Region: Central Otago
Central Otago in New Zealand is one of the world's most unique wine regions. Not only is it the most southerly wine region on earth, at an astonishing latitude of forty five degrees south, it is also at a high altitude, being up to four hundred meters above sea level. However, its location is somewhat ideal for viticulture, being shielded from cold winds by a mountain range, and enjoying the extremely mineral rich and volcanic soils found on the glacial valley sides of the region. Today, Central Otago is best known for its remarkably flavorful and characterful red wines, most commonly made from the fine Pinot Noir grapes which flourish there in the hot and dry summer months, alongside some superb white wines made from a range of grape varietals.
Country: New Zealand
When it comes to New World wines, few countries can compete with Europe quite as well as New Zealand, where modern techniques and technologies are allowing wineries to get the very best results from the wide range of imported grape varieties which flourish there.
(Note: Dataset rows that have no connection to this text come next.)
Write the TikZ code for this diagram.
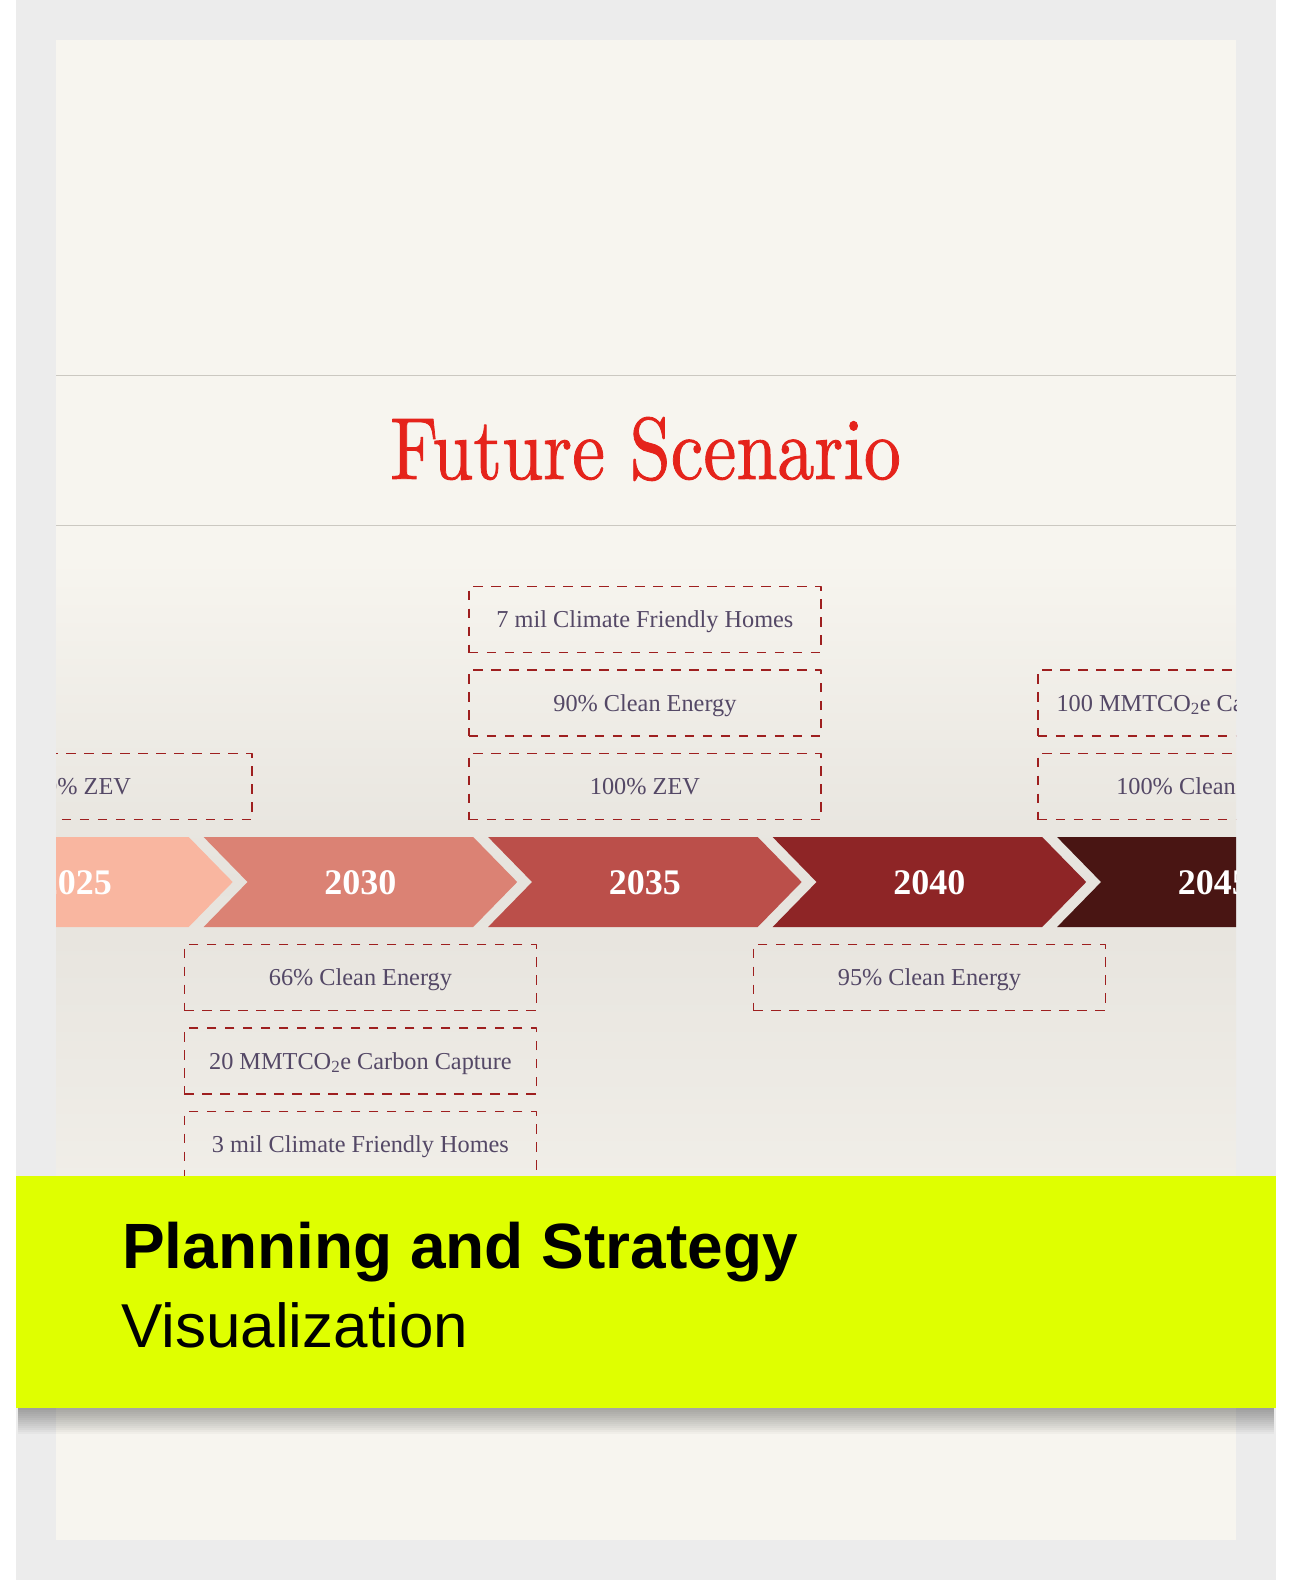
\documentclass[tikz,border=0pt]{standalone}
\usepackage{fontspec}
\newfontfamily\bandfont{Liberation Sans}
\newfontfamily\boxfont{Liberation Serif}
\newfontfamily\titlefont{lmroman10-regular.otf}[FakeBold=1]
\usetikzlibrary{positioning}
\definecolor{framegrey}{HTML}{ECECEC}
\definecolor{paper}{HTML}{F7F5EF}
\definecolor{paperdark}{HTML}{E6E3DD}
\definecolor{rulegrey}{HTML}{CBC8C1}
\definecolor{titlered}{HTML}{E5231B}
\definecolor{boxred}{HTML}{9E1F1F}
\definecolor{boxtext}{HTML}{544866}
\definecolor{lime}{HTML}{DFFF00}
\definecolor{c2025}{HTML}{F9B6A0}
\definecolor{c2030}{HTML}{DB8274}
\definecolor{c2035}{HTML}{BB4F4A}
\definecolor{c2040}{HTML}{8E2526}
\definecolor{c2045}{HTML}{491513}
\tikzset{
  goalbox/.style={draw=boxred, line width=1.8pt, dash pattern=on 9.5pt off 8.5pt,
    minimum width=352pt, minimum height=66pt, inner sep=0pt, outer sep=0pt,
    text=boxtext, font=\boxfont\fontsize{24.3}{27}\selectfont, text height=16.3pt, text depth=0pt},
  yearlabel/.style={text=white, font=\boxfont\bfseries\fontsize{36}{40}\selectfont,
    minimum width=313pt, minimum height=90pt, inner sep=0pt, outer sep=0pt,
    text height=24pt, text depth=0pt},
}
\begin{document}
\begin{tikzpicture}[x=1pt,y=-1pt,line join=round]
  \useasboundingbox (0,0) rectangle (1292,1580);
  \fill[white] (0,0) rectangle (1292,1580);
  \fill[framegrey] (16,0) rectangle (1276,1580);
  % the slide
  \fill[paper] (56,40) rectangle (1236,1540);
  \shade[top color=paper, bottom color=paperdark] (56,560) rectangle (1236,882);
  \shade[top color=paperdark, bottom color=paper!60!paperdark] (56,882) rectangle (1236,1176);
  \draw[rulegrey, line width=1pt] (56,375) -- (1236,375)
    (56,525) -- (1236,525);
  \node[text=titlered, font=\titlefont\fontsize{88}{90}\selectfont, xscale=0.84,
    anchor=base, inner sep=0pt] (title) at (645.5,479) {Future Scenario};
  \begin{scope}
    \clip (56,40) rectangle (1236,1540);
    \foreach \yr [count=\i from 0] in {2025,2030,2035,2040,2045}{
      \pgfmathsetmacro\lx{-80.9+284.5*\i}
      \fill[c\yr] (\lx,837) -- ++(269.6,0) -- ++(44,45) -- ++(-44,45)
        -- ++(-269.6,0) -- ++(44,-45) -- cycle;
      \node[yearlabel] (y\yr) at (\lx+156.8,882) {\yr};
    }
    % goals above the arrows
    \node[goalbox, above=17.5pt of y2025] (g2025a) {100\% ZEV};
    \node[goalbox, above=17.5pt of y2035] (g2035c) {100\% ZEV};
    \node[goalbox, above=17.5pt of g2035c] (g2035b) {90\% Clean Energy};
    \node[goalbox, above=17.5pt of g2035b] (g2035a) {7 mil Climate Friendly Homes};
    \node[goalbox, above=17.5pt of y2045] (g2045b) {100\% Clean Energy};
    \node[goalbox, above=17.5pt of g2045b] (g2045a) {100 MMTCO\textsubscript{2}e Carbon Capture};
    % goals below the arrows
    \node[goalbox, below=17.5pt of y2030] (g2030a) {66\% Clean Energy};
    \node[goalbox, below=17.5pt of g2030a] (g2030b) {20 MMTCO\textsubscript{2}e Carbon Capture};
    \node[goalbox, below=17.5pt of g2030b] (g2030c) {3 mil Climate Friendly Homes};
    \node[goalbox, below=17.5pt of y2040] (g2040a) {95\% Clean Energy};
  \end{scope}
  % band
  \foreach \k in {1,...,13}
    \fill[black, opacity=0.028] (18,1408) rectangle (1274,1408+2*\k);
  \fill[lime] (16,1176) rectangle (1276,1408);
  \node[anchor=base west, inner sep=0pt,
    font=\bandfont\bfseries\fontsize{64}{70}\selectfont] (bandtitle) at (122,1268) {Planning and Strategy};
  \node[anchor=base west, inner sep=0pt,
    font=\bandfont\fontsize{62}{66}\selectfont] (bandsub) at (121,1347) {Visualization};
\end{tikzpicture}
\end{document}
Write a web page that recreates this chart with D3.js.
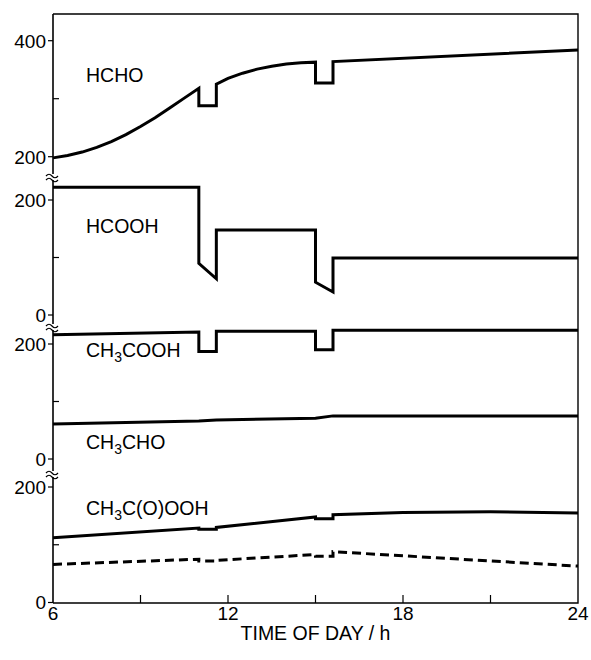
<!DOCTYPE html>
<html>
<head>
<meta charset="utf-8">
<script src="https://cdn.jsdelivr.net/npm/d3@7"></script>
<style>
  body { margin: 0; background: #fff; }
  text { font-family: "Liberation Sans", Arial, sans-serif; fill: #000; }
</style>
</head>
<body>
<svg id="chart" width="591" height="660"></svg>
<script>
// time of day (h) and mixing ratios; repeated times are the steps
var hchoTime  = [6, 6.5, 7, 7.5, 8, 8.5, 9, 9.5, 10, 10.5, 11, 11, 11.6, 11.6, 12, 12.5, 13, 13.5, 14, 14.5, 15, 15, 15.6, 15.6, 24];
var hchoValue = [198, 202, 208, 216, 226, 238, 252, 267, 284, 301, 318, 288, 288, 325, 335, 344, 351, 356, 360, 362, 363, 327, 327, 364, 384];

var hcoohTime  = [6, 11, 11, 11.6, 11.6, 15, 15, 15.6, 15.6, 24];
var hcoohValue = [222, 222, 90, 63, 148, 148, 57, 40, 99, 99];

var ch3coohTime  = [6, 11, 11, 11.6, 11.6, 15, 15, 15.6, 15.6, 24];
var ch3coohValue = [216, 221, 187, 187, 222, 222, 190, 190, 224, 224];

var ch3choTime  = [6, 11, 11.6, 15, 15.6, 24];
var ch3choValue = [61, 66, 68, 71, 75, 75];

var paaTime  = [6, 11, 11, 11.6, 11.6, 15, 15, 15.6, 15.6, 18, 21, 24];
var paaValue = [112, 129, 127, 127, 130, 148, 145, 145, 152, 156, 157, 155];

var dashTime  = [6, 11, 11, 11.6, 11.6, 15, 15, 15.6, 15.6, 24];
var dashValue = [66, 75, 72, 72, 73, 83, 80, 80, 88, 63];

var xTicks = [6, 9, 12, 15, 18, 21, 24];
var xLabels = [6, 12, 18, 24];

var svg = d3.select("#chart"),
    plotL = 53, plotR = 578, plotT = 14, plotB = 603;

var x = d3.scaleLinear().domain([6, 24]).range([plotL, plotR]);

// four stacked panels, each with its own y scale
var panels = [
  {y: d3.scaleLinear().domain([200, 400]).range([156.7, 40.7]), labels: [200, 400], minor: [300]},
  {y: d3.scaleLinear().domain([0, 200]).range([315, 200]), labels: [0, 200], minor: [100]},
  {y: d3.scaleLinear().domain([0, 200]).range([459, 344]), labels: [0, 200], minor: [100]},
  {y: d3.scaleLinear().domain([0, 200]).range([602.5, 487]), labels: [0, 200], minor: [100]}
];
var breaks = [177, 327, 474];

function series(t, v) {
  return t.map(function(d, i) { return [d, v[i]]; });
}

var lines = [
  {p: 0, data: series(hchoTime, hchoValue)},
  {p: 1, data: series(hcoohTime, hcoohValue)},
  {p: 2, data: series(ch3coohTime, ch3coohValue)},
  {p: 2, data: series(ch3choTime, ch3choValue)},
  {p: 3, data: series(paaTime, paaValue)},
  {p: 3, data: series(dashTime, dashValue), dash: "9,5"}
];

// frame
svg.append("path")
    .attr("d", "M" + plotL + "," + plotT + "H" + plotR + "V" + plotB + "H" + plotL)
    .attr("fill", "none")
    .attr("stroke", "#000")
    .attr("stroke-width", 1.4);

svg.append("line")
    .attr("x1", plotL).attr("x2", plotL)
    .attr("y1", plotT).attr("y2", plotB)
    .attr("stroke", "#000")
    .attr("stroke-width", 1.6);

// left ticks: labelled ones outward, minor ones inward
panels.forEach(function(p) {
  var g = svg.append("g");
  g.selectAll("line.major")
      .data(p.labels)
    .enter().append("line")
      .attr("x1", plotL - 5).attr("x2", plotL)
      .attr("y1", function(d) { return p.y(d); })
      .attr("y2", function(d) { return p.y(d); })
      .attr("stroke", "#000").attr("stroke-width", 1.2);
  g.selectAll("line.minor")
      .data(p.minor)
    .enter().append("line")
      .attr("x1", plotL).attr("x2", plotL + 6)
      .attr("y1", function(d) { return p.y(d); })
      .attr("y2", function(d) { return p.y(d); })
      .attr("stroke", "#000").attr("stroke-width", 1.2);
  g.selectAll("text")
      .data(p.labels)
    .enter().append("text")
      .attr("x", plotL - 7)
      .attr("y", function(d) { return p.y(d); })
      .attr("dy", "0.36em")
      .attr("text-anchor", "end")
      .attr("font-size", "19px")
      .text(function(d) { return d; });
});

// axis breaks
breaks.forEach(function(b) {
  svg.append("rect")
      .attr("x", plotL - 2).attr("y", b - 3)
      .attr("width", 4).attr("height", 6)
      .attr("fill", "#fff");
  [-2, 2].forEach(function(o) {
    svg.append("path")
        .attr("d", "M" + (plotL - 7) + "," + (b + o + 1) + " q3,-3.5 6,0 t6,0")
        .attr("fill", "none")
        .attr("stroke", "#000")
        .attr("stroke-width", 1.2);
  });
});

// bottom ticks (inward) and labels
svg.append("g").selectAll("line")
    .data(xTicks.slice(1, -1))
  .enter().append("line")
    .attr("x1", function(d) { return x(d); })
    .attr("x2", function(d) { return x(d); })
    .attr("y1", plotB - 8).attr("y2", plotB)
    .attr("stroke", "#000").attr("stroke-width", 1.2);

svg.append("g").selectAll("text")
    .data(xLabels)
  .enter().append("text")
    .attr("x", function(d) { return x(d); })
    .attr("y", 620)
    .attr("text-anchor", "middle")
    .attr("font-size", "19px")
    .text(function(d) { return d; });

svg.append("text")
    .attr("x", (plotL + plotR) / 2)
    .attr("y", 640)
    .attr("text-anchor", "middle")
    .attr("font-size", "19.5px")
    .text("TIME OF DAY / h");

// data lines
lines.forEach(function(l) {
  var p = panels[l.p];
  var line = d3.line()
      .x(function(d) { return x(d[0]); })
      .y(function(d) { return p.y(d[1]); });
  svg.append("path")
      .datum(l.data)
      .attr("d", line)
      .attr("fill", "none")
      .attr("stroke", "#000")
      .attr("stroke-width", 3)
      .attr("stroke-linejoin", "miter")
      .attr("stroke-dasharray", l.dash || null);
});

// species labels
var labels = [
  {x: 86, y: 82, parts: ["HCHO"]},
  {x: 86, y: 233, parts: ["HCOOH"]},
  {x: 86, y: 357, parts: ["CH", "3", "COOH"]},
  {x: 86, y: 449, parts: ["CH", "3", "CHO"]},
  {x: 86, y: 515, parts: ["CH", "3", "C(O)OOH"]}
];

labels.forEach(function(l) {
  var t = svg.append("text")
      .attr("x", l.x).attr("y", l.y)
      .attr("font-size", "19.5px");
  l.parts.forEach(function(s, i) {
    var sub = (i % 2 == 1);
    t.append("tspan")
        .attr("font-size", sub ? "14px" : "19.5px")
        .attr("dy", sub ? 5 : (i > 0 ? -5 : 0))
        .text(s);
  });
});
</script>
</body>
</html>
The warm, sunny climate coupled with brisk oceanic winds and remarkably fertile volcanic soils produce grapes of exceptional quality, and New Zealand wines are notable for their ability to carry the terroir they are grown on into the bottle. Whilst the Sauvignon Blanc wines are probably the most widely exported and popular to come out of new Zealand, fantastic results have been produced from the Bordeaux style wines made in the Auckland region, and the Pinot Noir wines of Central Otago. These Pinot Noir wines are far more fleshy than their Burgundy counterparts, and are probably best enjoyed when young, and bursting with the fruit flavors they carry so well.